Information supplied:
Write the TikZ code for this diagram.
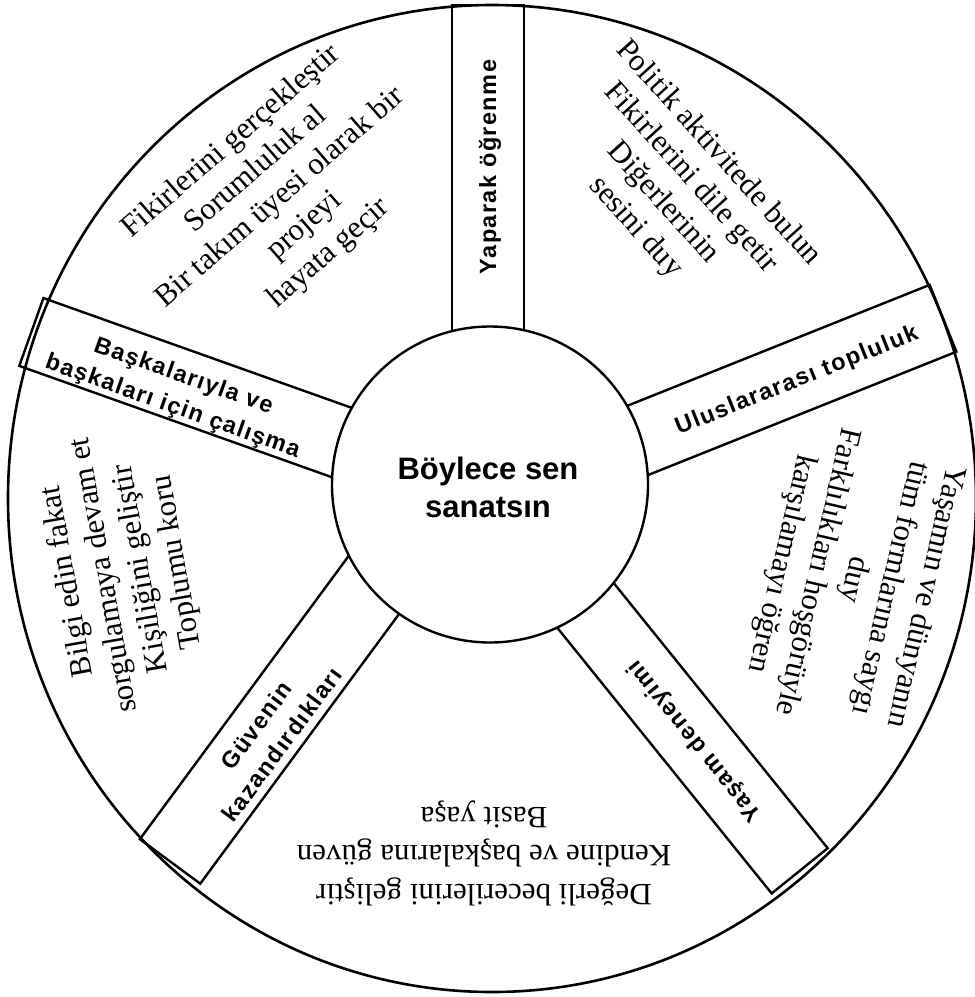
\documentclass[tikz,border=0pt]{standalone}
\usepackage{fontspec}
\usetikzlibrary{shapes.geometric}
\newfontfamily\lblfont[LetterSpace=6]{Liberation Sans}
\newfontfamily\ctrfont{Liberation Sans}
\newfontfamily\serfont{Liberation Serif}
\tikzset{
  spoke/.style={draw, line width=2.4pt, fill=white, rectangle, inner sep=0pt},
  rim/.style={draw, line width=2.6pt, ellipse, inner sep=0pt},
  hubstyle/.style={draw, line width=2.4pt, fill=white, circle, inner sep=0pt},
  lbl/.style={inner sep=0pt, align=center, font=\lblfont\bfseries\fontsize{23.5}{32}\selectfont},
  sect/.style={inner sep=0pt, align=center, font=\serfont\fontsize{31}{37}\selectfont},
  ctr/.style={inner sep=0pt, align=center, font=\ctrfont\bfseries\fontsize{31}{38}\selectfont}
}
\begin{document}
\begin{tikzpicture}[x=1pt, y=-1pt]
\useasboundingbox (0,0) rectangle (975,997);
\fill[white] (0,0) rectangle (975,997);
% spokes
\node[spoke, minimum width=375pt, minimum height=72pt, rotate=90] (s1) at (488,192.5) {};
\node[spoke, minimum width=404pt, minimum height=72pt, rotate=21.8] (s2) at (755.5,393.3) {};
\node[spoke, minimum width=420pt, minimum height=72pt, rotate=-51.1] (s3) at (667.8,707.4) {};
\node[spoke, minimum width=412pt, minimum height=75pt, rotate=-126.4] (s4) at (292.3,695.6) {};
\node[spoke, minimum width=399pt, minimum height=72pt, rotate=160.4] (s5) at (219.3,398.9) {};
% outer rim
\node[rim, minimum width=968pt, minimum height=987pt] (outer) at (492,498.5) {};
% hub
\node[hubstyle, minimum size=316pt] (hub) at (490,484.5) {};
\node[ctr] (title) at (488,487) {Böylece sen\\sanatsın};
% spoke labels
\node[lbl, rotate=90] (l1) at (490,167) {Yaparak öğrenme};
\node[lbl, rotate=21.8] (l2) at (797,381) {Uluslararası topluluk};
\node[lbl, rotate=128.9] (l3) at (695,741) {Yaşam deneyimi};
\node[lbl, rotate=53.6] (l4) at (269,735) {Güvenin\\kazandırdıkları};
\node[lbl, rotate=-19.6] (l5) at (178,392) {Başkalarıyla ve\\başkaları için çalışma};
% sector texts
\node[sect, rotate=41] (ta) at (280.5,198) {Fikirlerini gerçekleştir\\Sorumluluk al\\Bir takım üyesi olarak bir\\projeyi\\hayata geçir};
\node[sect, rotate=-48] (tb) at (676.7,190.5) {Politik aktivitede bulun\\Fikirlerini dile getir\\Diğerlerinin\\sesini duy};
\node[sect, rotate=-103] (tc) at (853,580) {Yaşamın ve dünyanın\\tüm formlarına saygı\\duy\\Farklılıkları hoşgörüyle\\karşılamayı öğren};
\node[sect, rotate=180, font=\serfont\fontsize{31}{38.5}\selectfont] (td) at (484,853) {Değerli becerilerini geliştir\\Kendine ve başkalarına güven\\Basit yaşa};
\node[sect, rotate=100] (te) at (123,572) {Bilgi edin fakat\\sorgulamaya devam et\\Kişiliğini geliştir\\Toplumu koru};
\end{tikzpicture}
\end{document}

Work to do:
Repeat the material above in full and unchanged, minus its images.

The answer:
Write the TikZ code for this diagram.
\documentclass[tikz,border=0pt]{standalone}
\usepackage{fontspec}
\usetikzlibrary{shapes.geometric}
\newfontfamily\lblfont[LetterSpace=6]{Liberation Sans}
\newfontfamily\ctrfont{Liberation Sans}
\newfontfamily\serfont{Liberation Serif}
\tikzset{
  spoke/.style={draw, line width=2.4pt, fill=white, rectangle, inner sep=0pt},
  rim/.style={draw, line width=2.6pt, ellipse, inner sep=0pt},
  hubstyle/.style={draw, line width=2.4pt, fill=white, circle, inner sep=0pt},
  lbl/.style={inner sep=0pt, align=center, font=\lblfont\bfseries\fontsize{23.5}{32}\selectfont},
  sect/.style={inner sep=0pt, align=center, font=\serfont\fontsize{31}{37}\selectfont},
  ctr/.style={inner sep=0pt, align=center, font=\ctrfont\bfseries\fontsize{31}{38}\selectfont}
}
\begin{document}
\begin{tikzpicture}[x=1pt, y=-1pt]
\useasboundingbox (0,0) rectangle (975,997);
\fill[white] (0,0) rectangle (975,997);
% spokes
\node[spoke, minimum width=375pt, minimum height=72pt, rotate=90] (s1) at (488,192.5) {};
\node[spoke, minimum width=404pt, minimum height=72pt, rotate=21.8] (s2) at (755.5,393.3) {};
\node[spoke, minimum width=420pt, minimum height=72pt, rotate=-51.1] (s3) at (667.8,707.4) {};
\node[spoke, minimum width=412pt, minimum height=75pt, rotate=-126.4] (s4) at (292.3,695.6) {};
\node[spoke, minimum width=399pt, minimum height=72pt, rotate=160.4] (s5) at (219.3,398.9) {};
% outer rim
\node[rim, minimum width=968pt, minimum height=987pt] (outer) at (492,498.5) {};
% hub
\node[hubstyle, minimum size=316pt] (hub) at (490,484.5) {};
\node[ctr] (title) at (488,487) {Böylece sen\\sanatsın};
% spoke labels
\node[lbl, rotate=90] (l1) at (490,167) {Yaparak öğrenme};
\node[lbl, rotate=21.8] (l2) at (797,381) {Uluslararası topluluk};
\node[lbl, rotate=128.9] (l3) at (695,741) {Yaşam deneyimi};
\node[lbl, rotate=53.6] (l4) at (269,735) {Güvenin\\kazandırdıkları};
\node[lbl, rotate=-19.6] (l5) at (178,392) {Başkalarıyla ve\\başkaları için çalışma};
% sector texts
\node[sect, rotate=41] (ta) at (280.5,198) {Fikirlerini gerçekleştir\\Sorumluluk al\\Bir takım üyesi olarak bir\\projeyi\\hayata geçir};
\node[sect, rotate=-48] (tb) at (676.7,190.5) {Politik aktivitede bulun\\Fikirlerini dile getir\\Diğerlerinin\\sesini duy};
\node[sect, rotate=-103] (tc) at (853,580) {Yaşamın ve dünyanın\\tüm formlarına saygı\\duy\\Farklılıkları hoşgörüyle\\karşılamayı öğren};
\node[sect, rotate=180, font=\serfont\fontsize{31}{38.5}\selectfont] (td) at (484,853) {Değerli becerilerini geliştir\\Kendine ve başkalarına güven\\Basit yaşa};
\node[sect, rotate=100] (te) at (123,572) {Bilgi edin fakat\\sorgulamaya devam et\\Kişiliğini geliştir\\Toplumu koru};
\end{tikzpicture}
\end{document}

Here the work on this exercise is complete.